Пока доползал до водоёма, все места были заняты другими, более прыткими калеками. Он огорчался и полз обратно. И так тридцать восемь лет подряд.
Христос накричал на парня, тот от испуга вскочил, собрал постельные принадлежности и вприпрыжку умчался домой. Третье чудо состоялось.
«И стали иудеи гнать Иисуса и искали убить его за то, что он делал такие дела в субботу».
Искали и не находили. Или находили?
«Иисус же говорил им: Отец Мой доныне делает, и Я делаю».
Значит, находили. И не убивали. Может, не хотели?
«И ещё более искали убить его иудеи…»
Ага, хотели всё-таки. И опять искали. И опять не находили? Или находили…
«На это Иисус сказал…»
Нет, находили. И опять не убивали. Значит, не хотели.
А кто искал и хотел убить? Фарисеи? Нет. Мытари? Нет. Народ? Нет, даже не народ.
«Иудеи» — вот, кто искал. Автор этого евангелия — точно не иудей. И Христа таковым не считает.
А вдруг хотели? Не зря Христос опять ушёл из Иерусалима, переправился через озеро Галилейское и оказался в Тивериаде. Именно здесь произошло насыщение пятью хлебами пяти тысяч человек.

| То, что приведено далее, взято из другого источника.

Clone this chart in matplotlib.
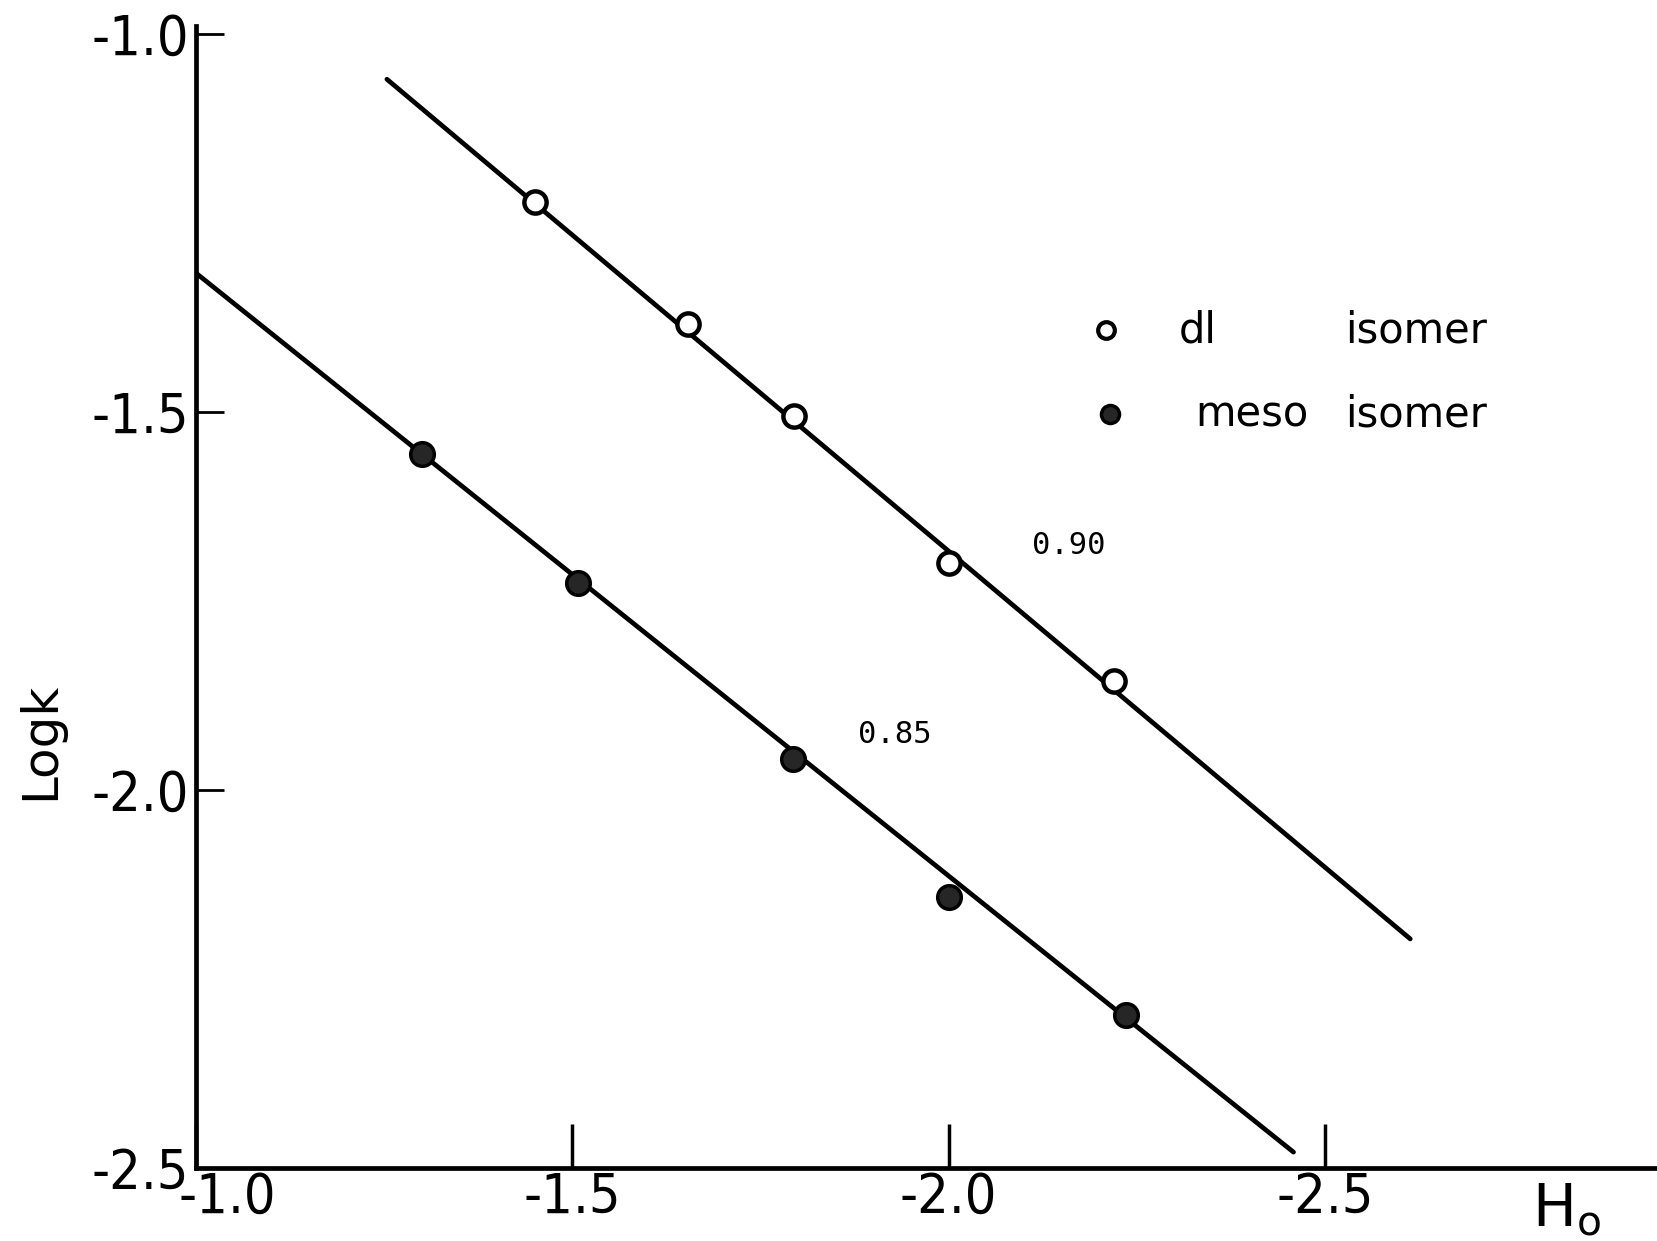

Когда Христос увидел эту толпу, то спросил у Филиппа, как их кормить. Филипп прикинул в уме цены на продукты и выдал результат: чтобы накормить пять тысяч человек, понадобится двести динариев.
Апостолы покачали головой. Двести динариев на прокорм пяти тысяч человек — такую сумму они не потянут. Вот триста динариев на дезодорант для учителя — другое дело.
Она умащивала его миром, мыла ему ноги и вытирала своими волосами. Теперь мы знаем, чего стоил этот кайф — семь с половиной тысяч бесплатных обедов для бродяг, которых хватало.
Некоторые апостолы возмущались. Их возмущение понятно. А он ответил им: «не смущайте женщину». Только и всего.
Иоанн спохватился не на шутку — начинает нас забрасывать уже известными эпизодами. Насыщение пятью хлебами, ходьба по воде. Сомнение слушателей в его умственном здоровье (не Иисус ли это, сын Иосифов?).